Personal information
- Born: 9 August 1874 Noisy-le-Sec, France
- Died: 20 January 1940 (aged 65) Maisons-Laffitte, France

Sport
- Sport: Athletics
- Events: 800 m – marathon, shooting
- Club: Racing Club de France, Paris

Achievements and titles
- Personal bests: 1500 m – 4:07.0 (1895) 5000 m – 15:47.8 (1895) 10000 m – 35:45.5 (1895)

Medal record
Representing France
Olympic Games
| Bronze medal – third place | 1896 Athens | 1500 metres |

= Albin Lermusiaux =

French athlete

Albin Georges Lermusiaux (9 August 1874 – 20 January 1940) was a French athlete and sport shooter who competed at the 1896 Summer Olympics in Athens.

==Career==
In total Lermusiaux competed in four different events at the 1896 Summer Olympics, he won his preliminary heat of the 800 metres with a time of 2:16.6, he withdrew from the final which was to take place three days later but decided to save himself for the marathon which was taking place a day after the 800 metres final.
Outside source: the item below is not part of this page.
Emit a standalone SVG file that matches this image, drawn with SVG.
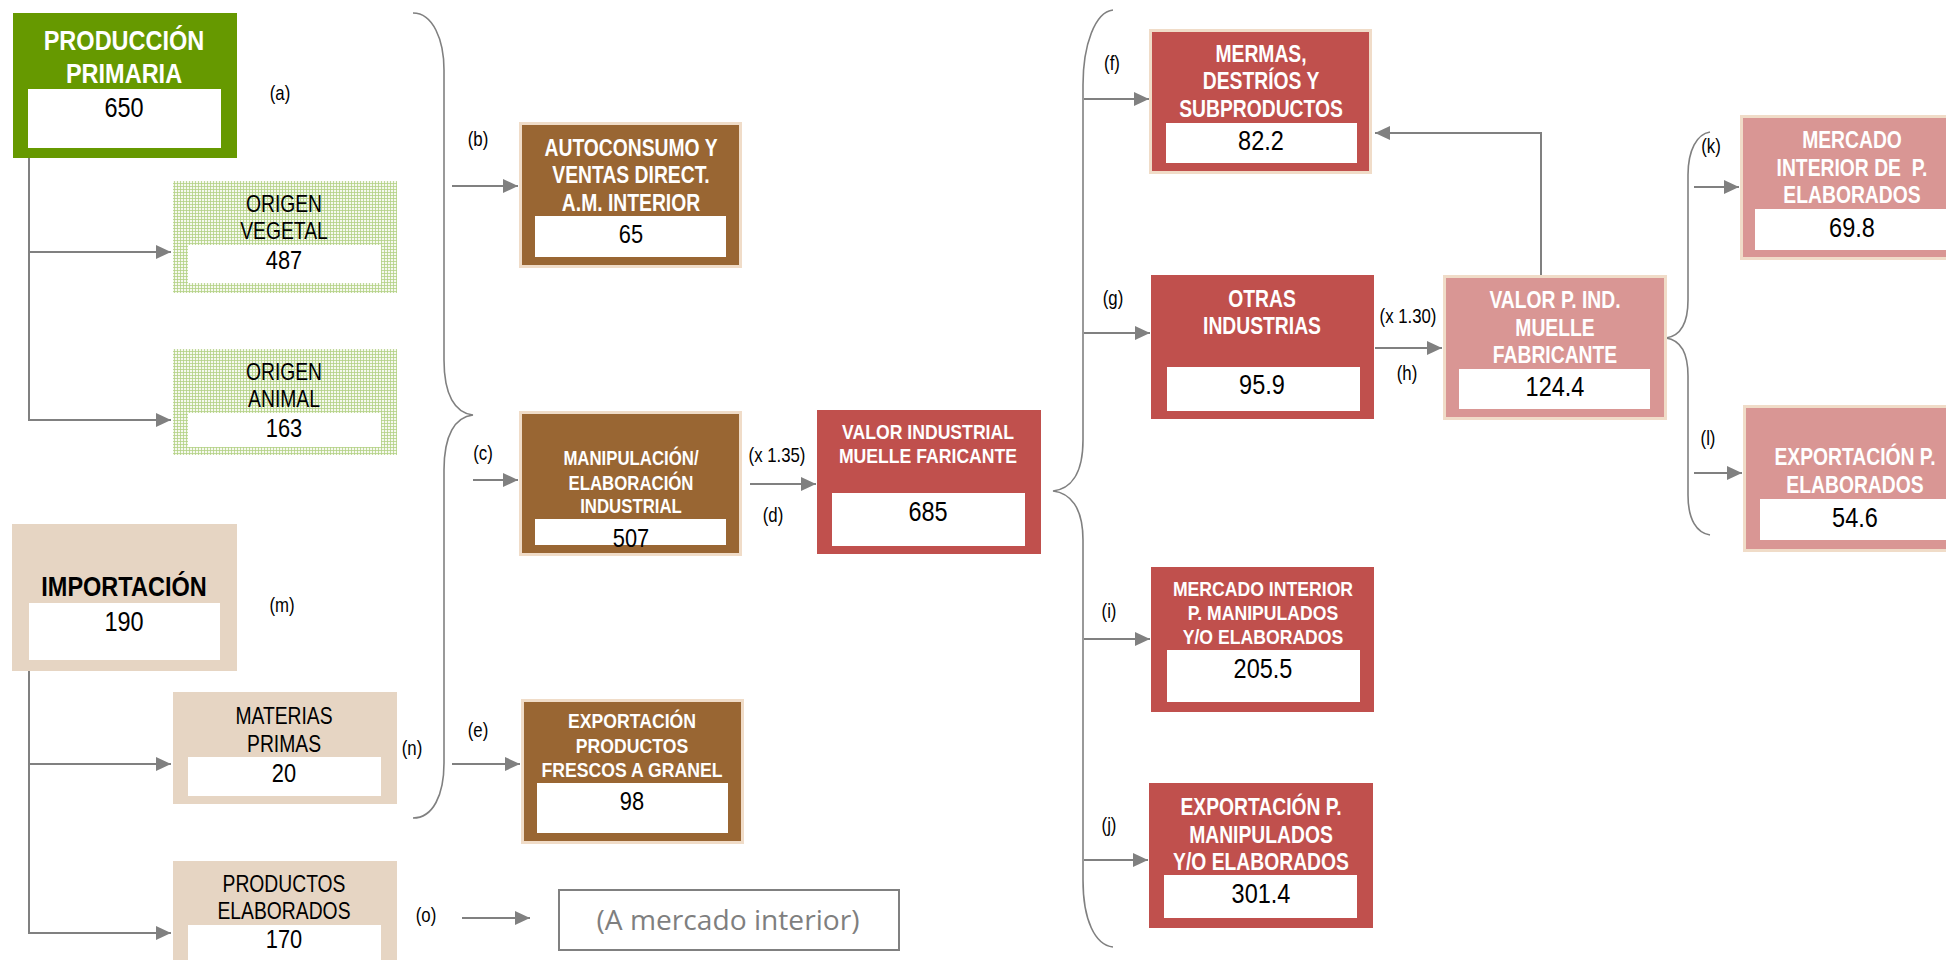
<svg xmlns="http://www.w3.org/2000/svg" width="1946" height="960" viewBox="0 0 1946 960">
<style>
.t{font-family:"Liberation Sans",Arial,sans-serif;text-anchor:middle}
.hw{font-weight:bold;fill:#ffffff}
.hb{font-weight:bold;fill:#000000}
.v{fill:#000000}
.lbl{font-family:"Liberation Sans",Arial,sans-serif;text-anchor:middle;font-size:20px;fill:#000000}
.wh{fill:#ffffff}
.green{fill:#669900}
.grid{fill:url(#grid)}
.beige{fill:#e6d5c3}
.brown{fill:#996633;stroke:#f0dcc8;stroke-width:3}
.red{fill:#c0504d}
.redb{fill:#c0504d;stroke:#f0dcc8;stroke-width:3}
.pink{fill:#d99694;stroke:#f0dcc8;stroke-width:3}
.conn{fill:none;stroke:#808080;stroke-width:2}
.brace{fill:none;stroke:#808080;stroke-width:1.6}
</style>
<defs>
<pattern id="grid" width="3" height="3" patternUnits="userSpaceOnUse">
<rect width="3" height="3" fill="#f6f9ef"/>
<path d="M0 0.5H3M0.5 0V3" stroke="#b3d084" stroke-width="0.8"/>
</pattern>
<marker id="arr" markerUnits="userSpaceOnUse" markerWidth="16" markerHeight="16" refX="15" refY="7" orient="auto">
<path d="M0 0L15 7L0 14z" fill="#808080"/>
</marker>
</defs>
<rect width="1946" height="960" fill="#ffffff"/>

<g id="connectors">
<path class="conn" d="M29 158V252H171" marker-end="url(#arr)"/>
<path class="conn" d="M29 252V420H171" marker-end="url(#arr)"/>
<path class="conn" d="M29 671V764H171" marker-end="url(#arr)"/>
<path class="conn" d="M29 764V933H171" marker-end="url(#arr)"/>
<path class="brace" d="M413 13C433 13 444 40 444 70L444 360C444 395 455 413 473 415C455 417 444 435 444 470L444 763C444 795 433 818 413 818"/>
<path class="conn" d="M452 186H518" marker-end="url(#arr)"/>
<path class="conn" d="M473 480H518" marker-end="url(#arr)"/>
<path class="conn" d="M452 764H520" marker-end="url(#arr)"/>
<path class="conn" d="M462 918H530" marker-end="url(#arr)"/>
<path class="conn" d="M750 484H816" marker-end="url(#arr)"/>
<path class="brace" d="M1113 10C1095 12 1083 45 1083 85L1083 440C1083 475 1070 489 1053 491C1070 493 1083 507 1083 540L1083 880C1083 920 1095 945 1113 947"/>
<path class="conn" d="M1084 99H1149" marker-end="url(#arr)"/>
<path class="conn" d="M1084 333H1150" marker-end="url(#arr)"/>
<path class="conn" d="M1084 639H1150" marker-end="url(#arr)"/>
<path class="conn" d="M1084 860H1148" marker-end="url(#arr)"/>
<path class="conn" d="M1375 348H1442" marker-end="url(#arr)"/>
<path class="conn" d="M1541 275V133H1375" marker-end="url(#arr)"/>
<path class="brace" d="M1710 132C1697 134 1688 150 1688 175L1688 300C1688 325 1680 336 1666 338C1680 340 1688 351 1688 376L1688 495C1688 520 1697 533 1710 535"/>
<path class="conn" d="M1694 187H1739" marker-end="url(#arr)"/>
<path class="conn" d="M1694 473H1742" marker-end="url(#arr)"/>
</g>

<g id="labels">
<text class="lbl" transform="translate(280 100) scale(0.84 1)">(a)</text>
<text class="lbl" transform="translate(478 146) scale(0.84 1)">(b)</text>
<text class="lbl" transform="translate(483 460) scale(0.84 1)">(c)</text>
<text class="lbl" transform="translate(777 462) scale(0.84 1)">(x 1.35)</text>
<text class="lbl" transform="translate(773 522) scale(0.84 1)">(d)</text>
<text class="lbl" transform="translate(478 737) scale(0.84 1)">(e)</text>
<text class="lbl" transform="translate(282 612) scale(0.84 1)">(m)</text>
<text class="lbl" transform="translate(412 755) scale(0.84 1)">(n)</text>
<text class="lbl" transform="translate(426 922) scale(0.84 1)">(o)</text>
<text class="lbl" transform="translate(1112 70) scale(0.84 1)">(f)</text>
<text class="lbl" transform="translate(1113 305) scale(0.84 1)">(g)</text>
<text class="lbl" transform="translate(1109 618) scale(0.84 1)">(i)</text>
<text class="lbl" transform="translate(1109 832) scale(0.84 1)">(j)</text>
<text class="lbl" transform="translate(1408 323) scale(0.84 1)">(x 1.30)</text>
<text class="lbl" transform="translate(1407 380) scale(0.84 1)">(h)</text>
<text class="lbl" transform="translate(1711 153) scale(0.84 1)">(k)</text>
<text class="lbl" transform="translate(1708 445) scale(0.84 1)">(l)</text>
</g>

<g id="n-produccion">
<rect class="green" x="13" y="13" width="224" height="145"/>
<rect class="wh" x="28" y="89" width="193" height="59"/>
<text class="t hw" font-size="28" transform="translate(124 50) scale(0.84 1)"><tspan x="0" y="0">PRODUCCIÓN</tspan><tspan x="0" y="33">PRIMARIA</tspan></text>
<text class="t v" font-size="28" transform="translate(124 117) scale(0.84 1)">650</text>
</g>

<g id="n-vegetal">
<rect class="grid" x="173" y="181" width="224" height="112"/>
<rect class="wh" x="188" y="245" width="193" height="38"/>
<text class="t v" font-size="23" transform="translate(284 212) scale(0.84 1)"><tspan x="0" y="0">ORIGEN</tspan><tspan x="0" y="27">VEGETAL</tspan></text>
<text class="t v" font-size="26" transform="translate(284 269) scale(0.84 1)">487</text>
</g>

<g id="n-animal">
<rect class="grid" x="173" y="349" width="224" height="106"/>
<rect class="wh" x="188" y="413" width="193" height="34"/>
<text class="t v" font-size="23" transform="translate(284 380) scale(0.84 1)"><tspan x="0" y="0">ORIGEN</tspan><tspan x="0" y="27">ANIMAL</tspan></text>
<text class="t v" font-size="26" transform="translate(284 437) scale(0.84 1)">163</text>
</g>

<g id="n-importacion">
<rect class="beige" x="12" y="524" width="225" height="147"/>
<rect class="wh" x="29" y="603" width="191" height="57"/>
<text class="t hb" font-size="28" transform="translate(124 596) scale(0.84 1)">IMPORTACIÓN</text>
<text class="t v" font-size="28" transform="translate(124 631) scale(0.84 1)">190</text>
</g>

<g id="n-materias">
<rect class="beige" x="173" y="692" width="224" height="112"/>
<rect class="wh" x="188" y="757" width="193" height="39"/>
<text class="t v" font-size="23" transform="translate(284 724) scale(0.84 1)"><tspan x="0" y="0">MATERIAS</tspan><tspan x="0" y="28">PRIMAS</tspan></text>
<text class="t v" font-size="26" transform="translate(284 782) scale(0.84 1)">20</text>
</g>

<g id="n-productos">
<rect class="beige" x="173" y="861" width="224" height="102"/>
<rect class="wh" x="188" y="925" width="193" height="40"/>
<text class="t v" font-size="23" transform="translate(284 892) scale(0.84 1)"><tspan x="0" y="0">PRODUCTOS</tspan><tspan x="0" y="27">ELABORADOS</tspan></text>
<text class="t v" font-size="26" transform="translate(284 948) scale(0.84 1)">170</text>
</g>

<g id="n-autoconsumo">
<rect class="brown" x="520.5" y="123.5" width="220" height="143"/>
<rect class="wh" x="535" y="216" width="191" height="41"/>
<text class="t hw" font-size="23" transform="translate(631 156) scale(0.84 1)"><tspan x="0" y="0">AUTOCONSUMO Y</tspan><tspan x="0" y="27">VENTAS DIRECT.</tspan><tspan x="0" y="55">A.M. INTERIOR</tspan></text>
<text class="t v" font-size="26" transform="translate(631 243) scale(0.84 1)">65</text>
</g>

<g id="n-manipulacion">
<rect class="brown" x="520.5" y="412.5" width="220" height="142"/>
<rect class="wh" x="535" y="519" width="191" height="26"/>
<text class="t hw" font-size="20" transform="translate(631 465) scale(0.84 1)"><tspan x="0" y="0">MANIPULACIÓN/</tspan><tspan x="0" y="25">ELABORACIÓN</tspan><tspan x="0" y="48">INDUSTRIAL</tspan></text>
<text class="t v" font-size="26" transform="translate(631 547) scale(0.84 1)">507</text>
</g>

<g id="n-exportfrescos">
<rect class="brown" x="522.5" y="700.5" width="220" height="142"/>
<rect class="wh" x="537" y="783" width="191" height="50"/>
<text class="t hw" font-size="21" transform="translate(632 728) scale(0.84 1)"><tspan x="0" y="0">EXPORTACIÓN</tspan><tspan x="0" y="25">PRODUCTOS</tspan><tspan x="0" y="49">FRESCOS A GRANEL</tspan></text>
<text class="t v" font-size="26" transform="translate(632 810) scale(0.84 1)">98</text>
</g>

<g id="n-valorind">
<rect class="red" x="817" y="410" width="224" height="144"/>
<rect class="wh" x="832" y="493" width="193" height="53"/>
<text class="t hw" font-size="21" transform="translate(928 439) scale(0.84 1)"><tspan x="0" y="0">VALOR INDUSTRIAL</tspan><tspan x="0" y="24">MUELLE FARICANTE</tspan></text>
<text class="t v" font-size="28" transform="translate(928 521) scale(0.84 1)">685</text>
</g>

<g id="n-mermas">
<rect class="redb" x="1150.5" y="30.5" width="220" height="142"/>
<rect class="wh" x="1166" y="123" width="191" height="40"/>
<text class="t hw" font-size="23" transform="translate(1261 62) scale(0.84 1)"><tspan x="0" y="0">MERMAS,</tspan><tspan x="0" y="27">DESTRÍOS Y</tspan><tspan x="0" y="55">SUBPRODUCTOS</tspan></text>
<text class="t v" font-size="28" transform="translate(1261 150) scale(0.84 1)">82.2</text>
</g>

<g id="n-otras">
<rect class="red" x="1151" y="275" width="223" height="144"/>
<rect class="wh" x="1167" y="367" width="193" height="44"/>
<text class="t hw" font-size="23" transform="translate(1262 307) scale(0.84 1)"><tspan x="0" y="0">OTRAS</tspan><tspan x="0" y="27">INDUSTRIAS</tspan></text>
<text class="t v" font-size="28" transform="translate(1262 394) scale(0.84 1)">95.9</text>
</g>

<g id="n-mercint">
<rect class="red" x="1151" y="567" width="223" height="145"/>
<rect class="wh" x="1167" y="650" width="193" height="52"/>
<text class="t hw" font-size="21" transform="translate(1263 596) scale(0.84 1)"><tspan x="0" y="0">MERCADO INTERIOR</tspan><tspan x="0" y="24">P. MANIPULADOS</tspan><tspan x="0" y="48">Y/O ELABORADOS</tspan></text>
<text class="t v" font-size="28" transform="translate(1263 678) scale(0.84 1)">205.5</text>
</g>

<g id="n-exportmanip">
<rect class="red" x="1149" y="783" width="224" height="145"/>
<rect class="wh" x="1164" y="875" width="193" height="43"/>
<text class="t hw" font-size="23" transform="translate(1261 815) scale(0.84 1)"><tspan x="0" y="0">EXPORTACIÓN P.</tspan><tspan x="0" y="28">MANIPULADOS</tspan><tspan x="0" y="55">Y/O ELABORADOS</tspan></text>
<text class="t v" font-size="28" transform="translate(1261 903) scale(0.84 1)">301.4</text>
</g>

<g id="n-valorp">
<rect class="pink" x="1444.5" y="276.5" width="221" height="142"/>
<rect class="wh" x="1459" y="369" width="191" height="40"/>
<text class="t hw" font-size="23" transform="translate(1555 308) scale(0.84 1)"><tspan x="0" y="0">VALOR P. IND.</tspan><tspan x="0" y="28">MUELLE</tspan><tspan x="0" y="55">FABRICANTE</tspan></text>
<text class="t v" font-size="28" transform="translate(1555 396) scale(0.84 1)">124.4</text>
</g>

<g id="n-mercelab">
<rect class="pink" x="1741.5" y="116.5" width="221" height="142"/>
<rect class="wh" x="1755" y="209" width="194" height="41"/>
<text class="t hw" font-size="23" transform="translate(1852 148) scale(0.84 1)"><tspan x="0" y="0">MERCADO</tspan><tspan x="0" y="28">INTERIOR DE&#160; P.</tspan><tspan x="0" y="55">ELABORADOS</tspan></text>
<text class="t v" font-size="28" transform="translate(1852 237) scale(0.84 1)">69.8</text>
</g>

<g id="n-exportelab">
<rect class="pink" x="1744.5" y="406.5" width="221" height="144"/>
<rect class="wh" x="1760" y="499" width="194" height="41"/>
<text class="t hw" font-size="23" transform="translate(1855 465) scale(0.84 1)"><tspan x="0" y="0">EXPORTACIÓN P.</tspan><tspan x="0" y="28">ELABORADOS</tspan></text>
<text class="t v" font-size="28" transform="translate(1855 527) scale(0.84 1)">54.6</text>
</g>

<g id="n-amercado">
<rect x="559" y="890" width="340" height="60" fill="#ffffff" stroke="#808080" stroke-width="2"/>
<text x="728" y="930" font-family="Open Sans, Liberation Sans, sans-serif" font-size="27" fill="#7f7f7f" text-anchor="middle" textLength="263" lengthAdjust="spacingAndGlyphs">(A mercado interior)</text>
</g>
</svg>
In the 1500 metres event, which was conducted in a single race, Lermusiaux led from the start, but in the final straight was passed by Edwin Flack and Arthur Blake, and finished third.

On 10 April, Lermusiaux along with another 16 runners competed in the marathon, up to the 20 km mark the Frenchman was leading the race, but with the poor roads, heat and uphill grade runners started to drop out, Lermusiaux staggered to a stop and received an alcohol rub by an attendant, when he tried to resume he knew he would not finish so withdrew at the 32 km mark.

Lermusiaux also competed in the military rifle shooting event, Lermusiaux's place and score are unknown, but it is known he was not among the top 13 in the 42-man competitions.

Domestically Lermusiaux was affiliated with Racing Club de France and won the French championships in cross country (1895) and 1500 m (1896) and set national records, which were at the time also European records over 1500 m (in 1895 at 4:18.4 and in 1896 at 4:10.4), 1 mile (in 1895 at 4:37.4), and 3000 m (in 1895 at 9:22.4).